AIM | Out of all the lines below, count those with the word "React". Give the number only.

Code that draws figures
--- BEGIN ---
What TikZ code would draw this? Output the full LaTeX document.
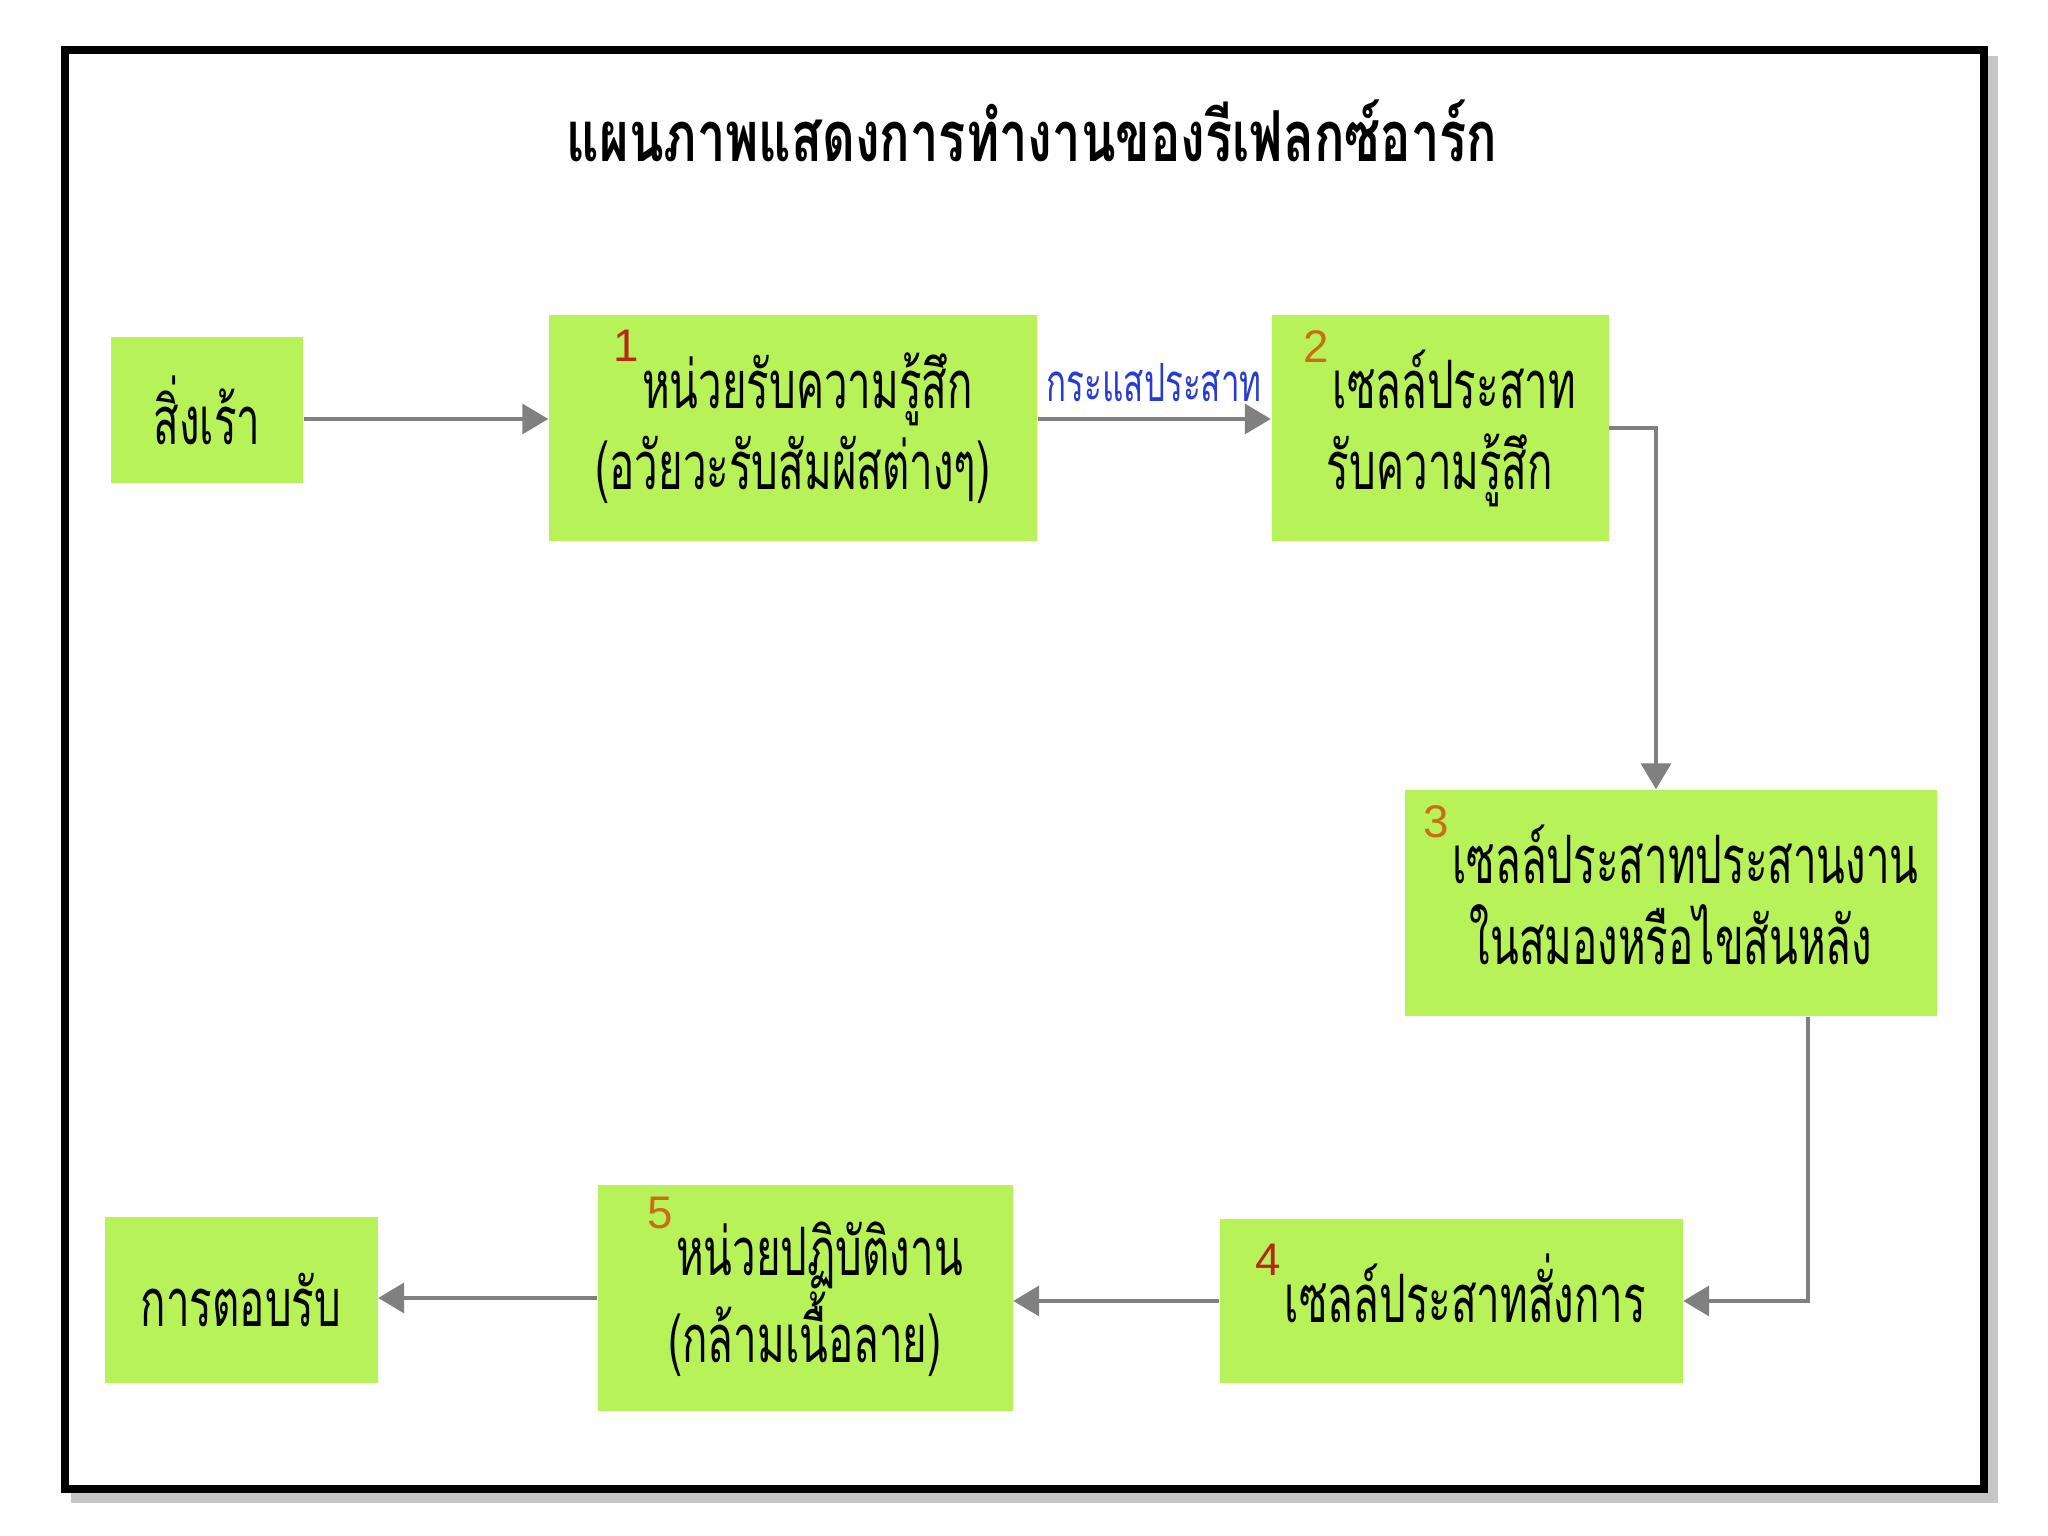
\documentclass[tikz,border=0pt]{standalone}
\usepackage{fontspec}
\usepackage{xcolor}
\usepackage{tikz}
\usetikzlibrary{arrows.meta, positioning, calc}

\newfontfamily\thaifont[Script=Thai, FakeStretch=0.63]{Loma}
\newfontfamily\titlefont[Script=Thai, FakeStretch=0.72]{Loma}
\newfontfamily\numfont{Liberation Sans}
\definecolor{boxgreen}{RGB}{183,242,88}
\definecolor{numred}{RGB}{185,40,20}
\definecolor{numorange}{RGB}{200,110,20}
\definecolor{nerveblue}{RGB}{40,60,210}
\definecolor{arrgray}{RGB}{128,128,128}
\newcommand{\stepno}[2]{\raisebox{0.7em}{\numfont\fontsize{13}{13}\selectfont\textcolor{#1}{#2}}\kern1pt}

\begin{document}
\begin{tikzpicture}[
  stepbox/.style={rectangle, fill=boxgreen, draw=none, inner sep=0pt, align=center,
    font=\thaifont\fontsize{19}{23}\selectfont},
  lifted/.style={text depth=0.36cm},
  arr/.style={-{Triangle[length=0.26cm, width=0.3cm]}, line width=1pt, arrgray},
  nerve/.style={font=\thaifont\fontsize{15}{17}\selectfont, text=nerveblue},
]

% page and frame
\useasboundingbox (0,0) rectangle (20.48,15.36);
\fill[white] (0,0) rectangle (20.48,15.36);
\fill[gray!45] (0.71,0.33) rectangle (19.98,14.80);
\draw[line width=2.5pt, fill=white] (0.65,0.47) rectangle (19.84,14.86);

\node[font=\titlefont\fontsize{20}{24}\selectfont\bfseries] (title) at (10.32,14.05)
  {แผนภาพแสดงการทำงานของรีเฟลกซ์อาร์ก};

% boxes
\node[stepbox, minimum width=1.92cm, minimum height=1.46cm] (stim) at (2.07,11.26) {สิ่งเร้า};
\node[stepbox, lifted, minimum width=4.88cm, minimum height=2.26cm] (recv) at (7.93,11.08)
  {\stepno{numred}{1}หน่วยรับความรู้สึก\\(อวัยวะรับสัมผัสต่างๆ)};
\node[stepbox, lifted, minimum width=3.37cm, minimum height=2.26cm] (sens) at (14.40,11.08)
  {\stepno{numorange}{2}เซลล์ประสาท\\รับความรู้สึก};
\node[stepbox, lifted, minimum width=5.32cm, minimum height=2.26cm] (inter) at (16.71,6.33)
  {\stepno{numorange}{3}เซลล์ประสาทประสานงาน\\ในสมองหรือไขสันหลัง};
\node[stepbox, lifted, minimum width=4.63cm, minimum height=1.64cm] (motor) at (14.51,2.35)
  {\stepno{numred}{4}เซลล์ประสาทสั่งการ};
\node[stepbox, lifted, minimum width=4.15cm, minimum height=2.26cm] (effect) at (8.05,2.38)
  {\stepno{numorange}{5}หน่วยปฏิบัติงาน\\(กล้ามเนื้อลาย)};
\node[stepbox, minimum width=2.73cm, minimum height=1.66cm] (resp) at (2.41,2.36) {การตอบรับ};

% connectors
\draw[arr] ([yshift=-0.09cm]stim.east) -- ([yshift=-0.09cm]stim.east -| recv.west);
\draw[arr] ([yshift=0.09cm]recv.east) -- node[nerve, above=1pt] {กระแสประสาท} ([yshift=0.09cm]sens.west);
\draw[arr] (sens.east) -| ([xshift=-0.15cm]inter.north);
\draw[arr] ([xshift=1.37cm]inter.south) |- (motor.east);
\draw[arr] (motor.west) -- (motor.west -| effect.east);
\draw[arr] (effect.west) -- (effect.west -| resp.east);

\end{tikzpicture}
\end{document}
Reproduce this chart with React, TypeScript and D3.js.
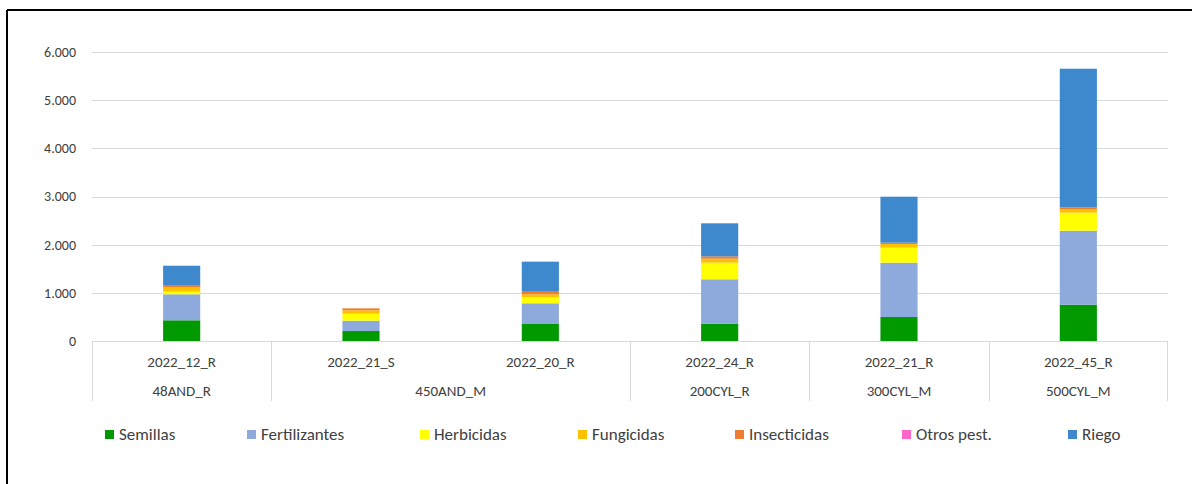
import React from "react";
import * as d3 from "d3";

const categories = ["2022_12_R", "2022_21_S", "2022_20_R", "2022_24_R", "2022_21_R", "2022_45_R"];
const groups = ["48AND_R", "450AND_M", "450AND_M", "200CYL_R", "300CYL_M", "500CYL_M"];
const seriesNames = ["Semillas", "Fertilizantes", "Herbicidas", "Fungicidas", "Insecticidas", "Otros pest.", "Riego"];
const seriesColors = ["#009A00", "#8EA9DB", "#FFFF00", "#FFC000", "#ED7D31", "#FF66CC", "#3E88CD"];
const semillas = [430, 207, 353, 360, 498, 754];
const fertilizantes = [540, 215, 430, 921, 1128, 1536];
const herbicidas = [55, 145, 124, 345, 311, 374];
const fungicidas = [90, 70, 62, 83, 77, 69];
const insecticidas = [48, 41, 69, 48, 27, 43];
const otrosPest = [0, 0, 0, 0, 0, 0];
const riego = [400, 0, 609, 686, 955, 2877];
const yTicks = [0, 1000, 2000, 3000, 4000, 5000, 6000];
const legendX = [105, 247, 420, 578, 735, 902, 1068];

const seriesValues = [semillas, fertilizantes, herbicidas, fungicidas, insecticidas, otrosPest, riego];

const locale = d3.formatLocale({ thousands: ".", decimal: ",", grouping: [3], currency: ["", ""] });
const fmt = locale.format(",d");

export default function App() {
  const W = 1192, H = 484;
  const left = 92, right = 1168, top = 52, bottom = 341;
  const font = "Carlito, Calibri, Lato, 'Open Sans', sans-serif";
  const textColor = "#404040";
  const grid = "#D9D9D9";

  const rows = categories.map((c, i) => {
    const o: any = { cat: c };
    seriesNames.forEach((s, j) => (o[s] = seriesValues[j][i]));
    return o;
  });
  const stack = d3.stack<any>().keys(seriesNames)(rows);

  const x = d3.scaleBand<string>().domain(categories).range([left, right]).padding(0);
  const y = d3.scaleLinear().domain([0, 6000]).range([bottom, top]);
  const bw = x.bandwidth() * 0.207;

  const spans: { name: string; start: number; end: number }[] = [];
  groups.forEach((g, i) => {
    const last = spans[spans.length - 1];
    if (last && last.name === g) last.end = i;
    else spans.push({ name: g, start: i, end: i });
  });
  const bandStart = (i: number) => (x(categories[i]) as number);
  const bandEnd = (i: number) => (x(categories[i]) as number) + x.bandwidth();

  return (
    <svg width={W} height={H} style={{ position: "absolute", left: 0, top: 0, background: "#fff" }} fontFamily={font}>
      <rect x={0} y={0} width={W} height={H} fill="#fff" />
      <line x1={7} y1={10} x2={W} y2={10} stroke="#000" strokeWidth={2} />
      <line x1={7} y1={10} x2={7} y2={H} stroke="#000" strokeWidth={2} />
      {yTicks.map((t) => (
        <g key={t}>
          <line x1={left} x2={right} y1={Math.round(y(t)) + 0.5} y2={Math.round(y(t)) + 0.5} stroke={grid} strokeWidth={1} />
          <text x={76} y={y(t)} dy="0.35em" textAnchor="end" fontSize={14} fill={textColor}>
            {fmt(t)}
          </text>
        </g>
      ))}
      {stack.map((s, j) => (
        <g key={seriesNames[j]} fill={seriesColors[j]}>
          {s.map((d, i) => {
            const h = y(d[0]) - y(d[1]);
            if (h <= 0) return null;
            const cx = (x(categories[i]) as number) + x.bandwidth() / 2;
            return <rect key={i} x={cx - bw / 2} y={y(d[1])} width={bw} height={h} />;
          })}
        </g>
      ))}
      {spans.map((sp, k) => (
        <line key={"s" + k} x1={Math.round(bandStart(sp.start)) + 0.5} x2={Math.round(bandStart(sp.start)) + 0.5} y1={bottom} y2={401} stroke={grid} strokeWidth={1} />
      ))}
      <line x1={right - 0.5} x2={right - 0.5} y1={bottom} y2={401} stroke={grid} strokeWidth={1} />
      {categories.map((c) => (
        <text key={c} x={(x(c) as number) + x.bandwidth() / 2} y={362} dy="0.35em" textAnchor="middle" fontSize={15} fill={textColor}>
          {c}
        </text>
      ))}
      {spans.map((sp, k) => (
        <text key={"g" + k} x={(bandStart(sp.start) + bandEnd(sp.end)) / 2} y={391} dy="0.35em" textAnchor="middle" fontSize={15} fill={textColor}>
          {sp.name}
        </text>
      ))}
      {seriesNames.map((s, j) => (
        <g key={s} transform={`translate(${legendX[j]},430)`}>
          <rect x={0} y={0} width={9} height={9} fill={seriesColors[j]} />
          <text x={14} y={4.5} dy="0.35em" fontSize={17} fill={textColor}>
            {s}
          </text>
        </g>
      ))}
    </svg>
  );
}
--- END ---
EXPECTED ANSWER | 2